==== Record extracts ====
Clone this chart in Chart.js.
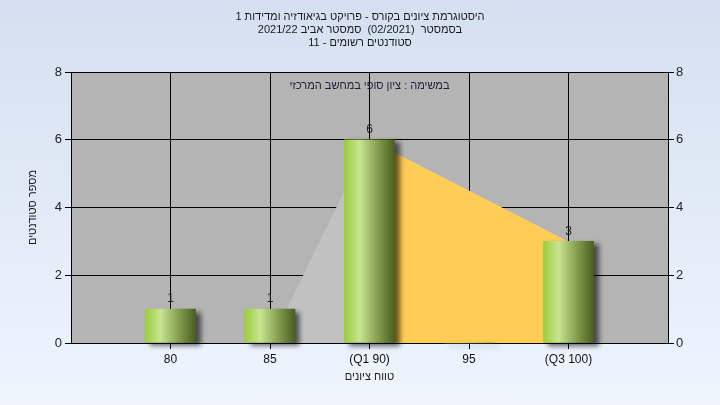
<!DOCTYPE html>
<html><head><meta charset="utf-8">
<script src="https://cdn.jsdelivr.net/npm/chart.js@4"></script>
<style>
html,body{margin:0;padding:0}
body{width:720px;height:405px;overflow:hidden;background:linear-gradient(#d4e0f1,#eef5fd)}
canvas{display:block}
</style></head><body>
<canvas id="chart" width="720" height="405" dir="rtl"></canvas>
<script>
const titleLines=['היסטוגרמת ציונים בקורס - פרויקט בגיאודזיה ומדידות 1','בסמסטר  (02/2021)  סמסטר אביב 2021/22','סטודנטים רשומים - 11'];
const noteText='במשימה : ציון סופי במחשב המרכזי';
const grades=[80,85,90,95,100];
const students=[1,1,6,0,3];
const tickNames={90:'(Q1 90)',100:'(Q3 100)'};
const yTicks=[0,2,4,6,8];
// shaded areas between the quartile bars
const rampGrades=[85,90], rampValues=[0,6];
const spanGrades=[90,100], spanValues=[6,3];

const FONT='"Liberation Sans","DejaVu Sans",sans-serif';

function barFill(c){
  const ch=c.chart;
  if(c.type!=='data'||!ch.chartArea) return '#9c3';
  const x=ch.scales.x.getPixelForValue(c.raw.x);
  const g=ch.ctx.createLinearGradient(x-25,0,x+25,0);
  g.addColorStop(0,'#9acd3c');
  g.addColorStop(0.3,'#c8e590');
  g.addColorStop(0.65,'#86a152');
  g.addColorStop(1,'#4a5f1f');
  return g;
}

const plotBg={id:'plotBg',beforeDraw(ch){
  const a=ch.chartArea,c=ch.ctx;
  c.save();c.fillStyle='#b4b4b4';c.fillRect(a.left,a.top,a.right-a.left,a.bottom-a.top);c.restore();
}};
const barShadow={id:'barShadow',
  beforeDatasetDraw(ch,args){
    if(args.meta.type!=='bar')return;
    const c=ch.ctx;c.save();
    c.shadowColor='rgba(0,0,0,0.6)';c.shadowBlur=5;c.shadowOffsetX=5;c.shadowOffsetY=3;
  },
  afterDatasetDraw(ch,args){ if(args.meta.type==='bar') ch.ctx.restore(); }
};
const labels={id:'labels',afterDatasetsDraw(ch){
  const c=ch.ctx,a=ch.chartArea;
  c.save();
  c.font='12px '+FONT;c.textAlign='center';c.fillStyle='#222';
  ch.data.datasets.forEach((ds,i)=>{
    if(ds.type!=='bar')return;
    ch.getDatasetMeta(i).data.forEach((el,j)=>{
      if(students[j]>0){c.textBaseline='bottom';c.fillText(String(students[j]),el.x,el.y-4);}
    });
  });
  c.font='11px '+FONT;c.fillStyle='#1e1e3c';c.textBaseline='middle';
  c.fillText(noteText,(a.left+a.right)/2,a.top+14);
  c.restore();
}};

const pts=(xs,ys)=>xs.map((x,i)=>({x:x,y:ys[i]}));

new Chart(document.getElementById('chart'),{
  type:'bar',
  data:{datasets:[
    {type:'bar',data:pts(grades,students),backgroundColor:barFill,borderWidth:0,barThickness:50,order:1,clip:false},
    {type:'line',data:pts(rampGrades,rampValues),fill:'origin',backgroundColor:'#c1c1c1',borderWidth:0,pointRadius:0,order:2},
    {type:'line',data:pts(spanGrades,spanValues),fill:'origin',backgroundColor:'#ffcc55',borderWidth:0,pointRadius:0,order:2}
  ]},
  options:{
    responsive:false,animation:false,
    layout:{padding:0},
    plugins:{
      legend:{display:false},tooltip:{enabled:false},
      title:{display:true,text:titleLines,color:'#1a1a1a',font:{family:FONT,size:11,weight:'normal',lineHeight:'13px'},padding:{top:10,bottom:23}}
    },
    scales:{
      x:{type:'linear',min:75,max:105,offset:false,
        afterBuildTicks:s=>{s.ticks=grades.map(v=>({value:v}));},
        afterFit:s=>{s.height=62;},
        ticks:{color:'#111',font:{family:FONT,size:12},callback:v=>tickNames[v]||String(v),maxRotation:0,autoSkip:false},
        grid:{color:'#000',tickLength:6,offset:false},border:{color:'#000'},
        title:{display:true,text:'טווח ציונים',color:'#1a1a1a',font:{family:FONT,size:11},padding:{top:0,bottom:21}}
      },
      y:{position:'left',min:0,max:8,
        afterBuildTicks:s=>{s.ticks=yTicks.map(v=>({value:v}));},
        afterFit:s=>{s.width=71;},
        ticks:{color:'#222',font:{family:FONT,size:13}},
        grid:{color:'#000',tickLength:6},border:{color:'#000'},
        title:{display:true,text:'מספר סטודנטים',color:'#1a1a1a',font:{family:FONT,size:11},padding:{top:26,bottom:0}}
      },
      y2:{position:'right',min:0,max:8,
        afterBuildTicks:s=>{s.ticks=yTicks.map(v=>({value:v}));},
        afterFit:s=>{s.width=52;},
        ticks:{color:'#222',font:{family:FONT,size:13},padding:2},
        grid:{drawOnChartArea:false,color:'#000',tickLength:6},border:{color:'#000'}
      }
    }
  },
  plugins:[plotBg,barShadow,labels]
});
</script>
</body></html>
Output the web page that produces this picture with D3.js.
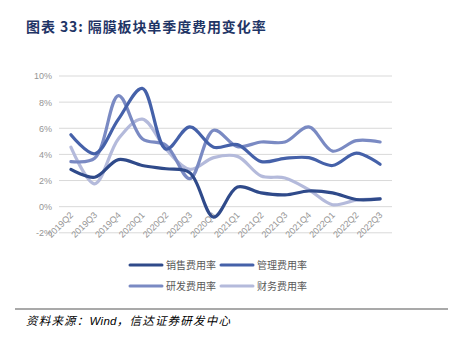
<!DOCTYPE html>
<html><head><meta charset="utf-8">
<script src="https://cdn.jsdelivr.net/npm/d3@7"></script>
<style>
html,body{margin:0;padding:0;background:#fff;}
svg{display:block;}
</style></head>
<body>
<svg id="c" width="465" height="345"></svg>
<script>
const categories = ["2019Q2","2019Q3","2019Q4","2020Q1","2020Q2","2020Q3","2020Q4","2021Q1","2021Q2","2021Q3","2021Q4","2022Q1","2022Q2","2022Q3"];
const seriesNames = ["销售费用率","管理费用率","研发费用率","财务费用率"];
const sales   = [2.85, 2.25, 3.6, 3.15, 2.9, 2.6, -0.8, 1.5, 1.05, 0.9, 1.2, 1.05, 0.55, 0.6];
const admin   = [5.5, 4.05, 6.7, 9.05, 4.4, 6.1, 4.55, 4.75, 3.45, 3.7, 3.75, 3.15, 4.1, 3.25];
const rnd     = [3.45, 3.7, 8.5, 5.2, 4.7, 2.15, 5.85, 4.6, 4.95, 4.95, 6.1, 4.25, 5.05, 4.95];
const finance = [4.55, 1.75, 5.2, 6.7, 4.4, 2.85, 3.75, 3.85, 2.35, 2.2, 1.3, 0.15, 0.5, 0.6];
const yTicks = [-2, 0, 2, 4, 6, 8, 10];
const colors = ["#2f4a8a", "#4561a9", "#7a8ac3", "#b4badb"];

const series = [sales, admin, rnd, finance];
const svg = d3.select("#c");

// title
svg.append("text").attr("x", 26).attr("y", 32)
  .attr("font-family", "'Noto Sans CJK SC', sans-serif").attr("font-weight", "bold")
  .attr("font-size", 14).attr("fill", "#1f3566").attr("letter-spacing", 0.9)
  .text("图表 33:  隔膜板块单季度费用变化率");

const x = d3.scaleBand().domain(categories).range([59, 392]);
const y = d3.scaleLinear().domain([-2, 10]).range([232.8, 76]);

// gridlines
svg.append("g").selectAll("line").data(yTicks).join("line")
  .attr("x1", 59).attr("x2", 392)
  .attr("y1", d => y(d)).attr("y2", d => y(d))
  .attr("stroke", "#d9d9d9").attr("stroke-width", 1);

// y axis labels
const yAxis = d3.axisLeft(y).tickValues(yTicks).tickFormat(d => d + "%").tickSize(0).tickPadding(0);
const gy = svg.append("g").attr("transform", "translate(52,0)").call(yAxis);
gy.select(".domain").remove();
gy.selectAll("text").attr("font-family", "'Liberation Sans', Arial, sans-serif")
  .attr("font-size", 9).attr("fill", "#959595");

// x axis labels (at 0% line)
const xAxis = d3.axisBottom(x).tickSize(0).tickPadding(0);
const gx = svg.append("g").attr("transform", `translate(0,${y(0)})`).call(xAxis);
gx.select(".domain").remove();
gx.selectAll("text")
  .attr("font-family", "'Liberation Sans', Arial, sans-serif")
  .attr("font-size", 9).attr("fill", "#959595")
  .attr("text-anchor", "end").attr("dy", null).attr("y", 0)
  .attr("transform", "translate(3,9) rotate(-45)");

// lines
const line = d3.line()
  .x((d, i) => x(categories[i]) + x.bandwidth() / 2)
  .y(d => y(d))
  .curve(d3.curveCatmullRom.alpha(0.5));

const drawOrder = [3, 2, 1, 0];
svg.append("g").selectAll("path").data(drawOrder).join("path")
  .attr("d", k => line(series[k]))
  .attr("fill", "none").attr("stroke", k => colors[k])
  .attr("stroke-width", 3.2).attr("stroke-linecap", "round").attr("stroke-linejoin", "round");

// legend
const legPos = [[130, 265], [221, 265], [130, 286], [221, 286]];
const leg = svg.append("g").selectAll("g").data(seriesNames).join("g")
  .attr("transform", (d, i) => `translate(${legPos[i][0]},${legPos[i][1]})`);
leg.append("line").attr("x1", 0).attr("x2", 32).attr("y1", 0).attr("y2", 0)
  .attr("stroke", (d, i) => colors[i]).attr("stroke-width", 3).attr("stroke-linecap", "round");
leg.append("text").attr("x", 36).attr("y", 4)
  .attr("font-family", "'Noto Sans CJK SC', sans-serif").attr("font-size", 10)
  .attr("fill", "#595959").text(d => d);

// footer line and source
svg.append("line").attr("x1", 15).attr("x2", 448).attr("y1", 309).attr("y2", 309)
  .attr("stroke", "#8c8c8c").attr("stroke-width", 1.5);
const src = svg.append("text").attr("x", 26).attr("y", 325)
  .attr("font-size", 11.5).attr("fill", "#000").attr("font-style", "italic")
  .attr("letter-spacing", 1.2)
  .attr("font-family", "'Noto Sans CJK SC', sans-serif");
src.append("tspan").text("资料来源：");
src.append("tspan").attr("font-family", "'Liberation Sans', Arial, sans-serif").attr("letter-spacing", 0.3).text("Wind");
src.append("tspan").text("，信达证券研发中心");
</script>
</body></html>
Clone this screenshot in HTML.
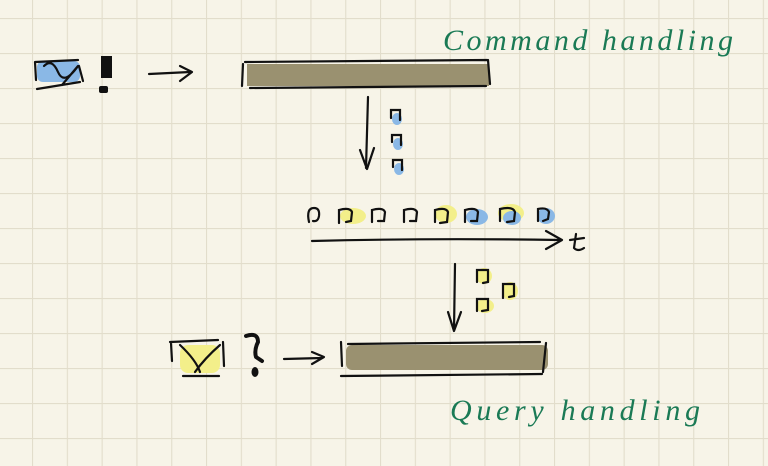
====
In the records above, how many lines contain the word "this"? Give the number alone.

◆ **Exercise answer**:
3